No. The term "Forever" may not necessarily mean never ending; it depends on how it is used. It can be applied when something is taking a long time and the person's patience it dwindling. E.g. 'Uploading this video is taking forever'

Infinite can also just represent an immense number. A calculator (A scientific one) can't display a number say 999999999999999999999999999999999999999999999999999999999999999999999999999999999999999999999999999999999999999999999999999999999999999999999999999999999999999999999999999999999999999999999......................................................................... and so on until there are 2000000 9s.

It will forever be approaching completion. :D

It maybe true sometimes, or may not be depending on the situation.

It depends on the type of process which refers to something. If it is a radioactive decay it may take infinite time but if it is doing something like solving a problem it can be done in someone's half life.

Time is a storm in which we all are lost

Yes, because both of the statements are equally possible and impossible. In fact we can say that beginning from "forever" is an infinite time of something and while we don't really know what's the end of "Infinite" we can say that the statement "Something that takes forever, it's done in infinite time" it's a valid, possible and correct assimilation.

I feel like the answer is "yes" since forever kind of counts as infinite time.

If something is done in infinite time, then we cannot measure it. We cannot measure the infinite, so therefore we cannot measure the completion of that which is measured in infinite time.

Yes

Assuming "takes forever" is describing the duration an action will take to accomplish an end, then no it will not be accomplished, even in an infinite amount of time.

fine but what can be its answer ans . is no.... infinite time= forever they will be crossed and the work wont be done but nothing is impossible I M Possible

taking forever means takes until time ends. when you introduce infinite time to this, you have no "end of time", so takes forever becomes meaningless

No, It will never be done. It takes forever.

Infinite is not yet defined, and we know that nothing takes forever, even loading a ticket on IRCTC with BSNL as a network.... so,no, of anything takes forever,which I am sure it doesn't, won't take infinite time.
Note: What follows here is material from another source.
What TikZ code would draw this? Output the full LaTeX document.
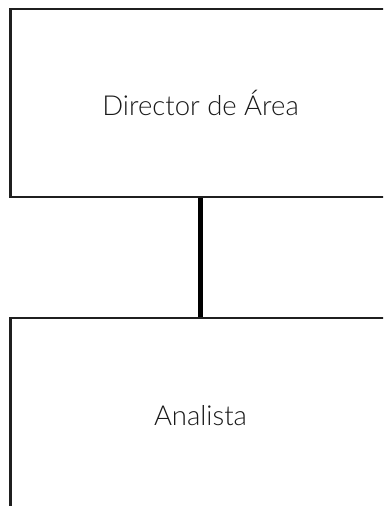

It's already done, it just hasn't happened yet(under a solar clock cycle) is very similar to, but not the same as, we've already been here before , you just haven't remembered how to get there yet, again(cadence of Plato's Cave).

It's just my assumption... I think that there are some quantities like infinity, division by zero, etc. which are kind of intrinsic and for know are difficult to explain. Taking forever, to me, is not the same as infinity. We are in the same condition as the people were in earlier times where they jumped to conclusions about things they didn't know. I have come across many who use such intrinsic quantities without knowing them. We have to wait till some prodigy or so comes up and clarifies our misconceptions about these things. Until then we can not say that forever is infinity and never is zero. In addition to this, the indeterminate operations on zero and infinity support the above mentioned. (before any further criticisms, do rethink on the issue and take into consideration my limited knowledge)

What if it GIVES forever? Then the question becomes whether or not altruism > selfishness. We've all heard the theorem given by Christmas television programs, "It's better to give than to receive." This suggests that altruism is, in fact, greater than selfishness, thus giving "taking forever" a lesser value than "giving forever." My answer is "No," it would not be done in infinite time.